Mona Lisa by Dianne Hales

Mona Lisa by Dianne Hales

Author:Dianne Hales [Hales, Dianne]
Language: eng
Format: epub, mobi
Tags: History, Art, Biography, Non-Fiction
Goodreads: 18775443
Publisher: Simon & Schuster
Published: 2014-08-05T05:00:00+00:00


Biographers suggest several possibilities for where Lisa might have posed for Leonardo. The artist could have begun his original sketch in his bottega at Santissima Annunziata, where he was living at the time. When he later moved to the Santa Maria Novella compound, Leonardo might have set up his three-legged easel there. Wherever he worked, Leonardo, obsessed with light, might have rigged up shades to filter the sun or, as he suggested in his advice to painters, taken advantage of cloudy or hazy days or the evocative glow of dusk.

Leonardo would have started by drawing his model with either chalk or pen on paper. Like other artists of the day, he could have completed a sketch in just a single sitting and transferred its outlines via pinpricks and chalk to a prepared wood panel. But in the earliest account of the portrait’s creation, Vasari describes a far more prolonged and complex process.

Leonardo, he recounts, hired performers “who played or sang, and continually jested, who would make [Lisa] remain merry, in order to take away that melancholy which painters are often wont to give to their portraits.” Many scholars deride this dramatic scenario, but Leonardo may have needed more than the usual amount of time with his model. The reason: He was attempting something that had never been done before.

“Leonardo wanted to portray the complex psychological life of a real person,” explains Monsignor Timothy Verdon, director of the Museo dell’Opera di Santa Maria del Fiore, who teaches a course on women in Renaissance art at Stanford University’s Florence program. “He may have wanted to see the play of different feelings and responses to different stimuli on her face. The emotions, the intelligence, the obvious wit that he captured are what makes Lisa’s face so alive and so fascinating to us.”

What about Lisa? What did she behold when she returned Leonardo’s penetrating stare? She would never have met anyone like him. Few people had. She doubtlessly knew the lofty reputation of the silver-maned painter who swept through the town in modish cloaks with boys as bewitching as angels in his wake. She would have appreciated the immense honor of the grand master’s prized attention to herself and her family. Like other Florentines, always proud of their grasp of cose dell’arte (things of art), she would have recognized the power of an artist of his stature to confer an eternity of fame on a model. But perhaps she would have dismissed this daunting possibility and thought of herself as simply a prosperous man’s wife posing for a portrait relatively few might ever view.

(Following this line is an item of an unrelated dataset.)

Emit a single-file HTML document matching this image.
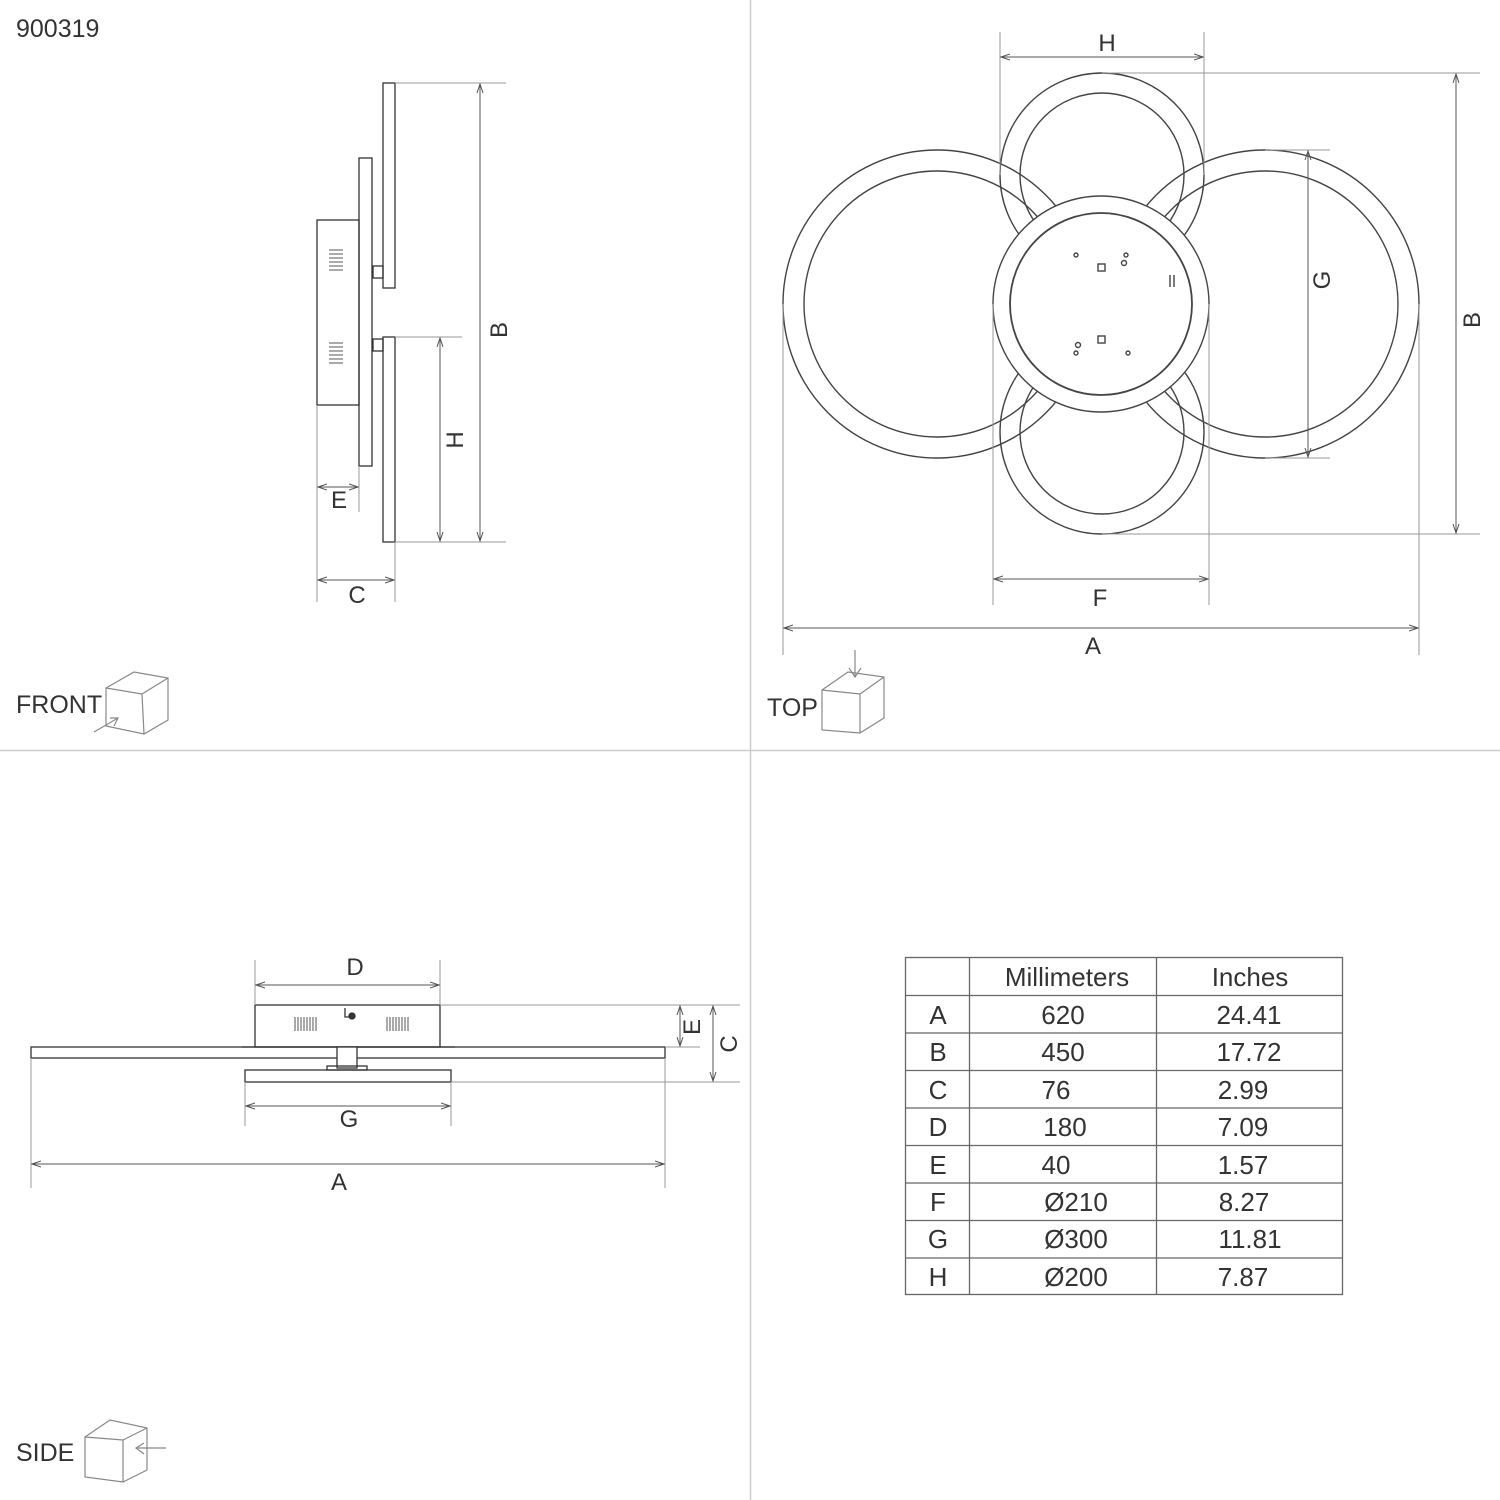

Sitting just so before Leonardo’s attentive gaze, Lisa may have sensed the qualities that made him appealing as a man as well as an artist: warmth, kindness, gentleness, a wisdom deeper than knowledge, a childlike playfulness that he would never outgrow. Perhaps, in the harmony that a shared focus breeds, the maestro and his muse forged such an intense connection that all else seemed to fall away in a moment suspended in time.